La Perche, like all Christian countries, furnished, as is well known, her contingent of fighting men to the crusades, and the chronicles cite several Counts of Bellesmer, Mortagne, and Nogent, barons and gentlemen of that province, who, with many of their vassals, made pilgrimages to the Holy Land.

The Abbe Faet, in a letter addressed to the Congress of Mortagne, July 16, 1843, and in his great work upon La Perche, cites in this connection a lord of Montdoubleau, Geffroy IV., and Rotrou, Count of La Perche, as having brought back from Palestine several stallions, which were put to mares, and the progeny most carefully preserved. The small number of the sires, their incomparable beauty, and manifest superiority, must have led to the in-and-in breeding so much deprecated by most breeders; but the qualities of the sires became indelibly fixed upon their progeny.

The lord of Montdoubleau was, it is said, the most zealous of the advocates and breeders of the new blood, and, being the most zealous, was the most successful; hence it is that the Montdoubleau stock is to this day the best in Perche. The Count Roger, of Bellesmer, imported both Arabian and Spanish horses, as did Goroze, the lord of Saint Cerney, Courville, and Courseroult; these are historical facts which have their importance. Like chronicles, it is true, exist for other provinces—for Limousin, for Navarre, for Auvergne (the land of noble horses), also for Brittany and Maine; but in the latter not the least sign of Eastern blood is perceptible. The fact is, the crusaders from all the French provinces naturally brought back with them more or less of the Eastern blood, which they had learned to appreciate on the plains of Palestine—but the truth is, it has not been preserved elsewhere; and that we in La Perche, after so many centuries, should be so fortunate as to be able to show the traces of it, should stimulate us to its careful preservation.

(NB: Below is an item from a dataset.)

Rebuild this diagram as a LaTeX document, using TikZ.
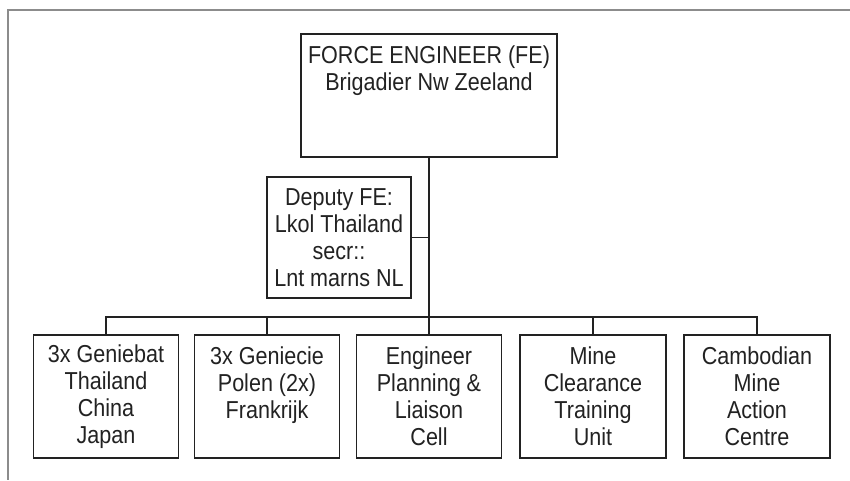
\documentclass[tikz,border=0pt]{standalone}
\usepackage{fontspec}
\setmainfont{Liberation Sans}[FakeStretch=0.88]
\definecolor{ink}{HTML}{222222}
\definecolor{frame}{HTML}{8C8C8C}
\begin{document}
\begin{tikzpicture}[x=1pt,y=-1pt,
  every node/.style={font=\fontsize{24.5pt}{27pt}\selectfont, text=ink},
  orgbox/.style={draw=ink, line width=1.3pt, align=center, inner sep=0pt,
    minimum width=145pt, minimum height=123pt},
  link/.style={draw=ink, line width=1.3pt}]
\useasboundingbox (0,0) rectangle (850,480);
\fill[white] (0,0) rectangle (850,480);
% scan frame
\draw[frame, line width=1.6pt] (850,10) -- (8,10) -- (8,480);
% nodes
\node[orgbox, minimum width=256pt] (fe) at (429,95.5)
  {FORCE ENGINEER (FE)\\Brigadier Nw Zeeland\\~\\~};
\node[orgbox, minimum width=144pt, minimum height=121pt] (dep) at (339,237.5)
  {Deputy FE:\\Lkol Thailand\\secr::\\Lnt marns NL};
\node[orgbox] (b1) at (106,396.5) {3x Geniebat\\Thailand\\China\\Japan};
\node[orgbox] (b2) at (267,396.5) {3x Geniecie\\Polen (2x)\\Frankrijk\\~};
\node[orgbox] (b3) at (429,396.5) {Engineer\\Planning \&\\Liaison\\Cell};
\node[orgbox, minimum width=146pt] (b4) at (593,396.5) {Mine\\Clearance\\Training\\Unit};
\node[orgbox, minimum width=146pt] (b5) at (757,396.5) {Cambodian\\Mine\\Action\\Centre};
% connectors
\coordinate (bus) at (429,317);
\draw[link] (fe.south) -- (b3.north);
\draw[link] (dep.east) -- (dep.east -| fe.south);
\draw[link] (b1.north) -- (b1.north |- bus) -- (b5.north |- bus) -- (b5.north);
\draw[link] (b2.north) -- (b2.north |- bus);
\draw[link] (b4.north) -- (b4.north |- bus);
\end{tikzpicture}
\end{document}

From the time of the Roman domination, the horse in his oriental forms was not only valued by the Gauls, but was particularly prized in Perche. In 1861 a subterranean vault was discovered in the middle of a field, near Jargeau (Loiret), upon the borders of Perche. It contained a statue of Bacchus, surrounded by bacchanals, with which were found a horse, a stag, a boar, some fish, a grape vine, and other native products of the country; but the horse was indubitably of the Arab form, which goes to prove, either that at that remote period there were Arabians in the country, or that the native local race from which the portrait was taken resembled the Arabian.

These historical data, these inductions, incomplete as they may be, lead to the belief that for antiquity the Percheron yields to no other of our French races, and that the soil which has nourished and preserved it, must be one of the best in France for horse breeding.

Under the feudal rule and inhabited by tenants ever at war, Perche must always have been an equestrian country, and the horse must have been there in every age the companion of man. He must have been really a first class necessity. In those times of continued war and hostile surprises, what property was more movable and so easily taken to a place of safety? How glorious the possession of such noble coursers, and like the Rotrous, to own more than could be counted, as was proudly shown by the heraldic chevrons upon their broad banners, displayed from the towers of Mortagne and Nogent!

But had the Percheron then, as a race, the characteristics it now possesses? This is not probable; it must have been lighter, but still possessing within itself the character which it now presents. The essential point is to prove that there was, at that period, a native race; and if the extraordinary life formerly led there—if the aspect of the country, which must have been always fertile—if the historical inductions do not prove it—the universal tradition of the whole country should not leave us in any doubt in respect to the fact.

Let us, then, take no account of the silence of historians. This silence is no proof of the non-existence of the Percheron. Most of these writers were gentlemen of the equestrian order; they prized the saddle-horse, while they ignored the equally useful breeds of all work.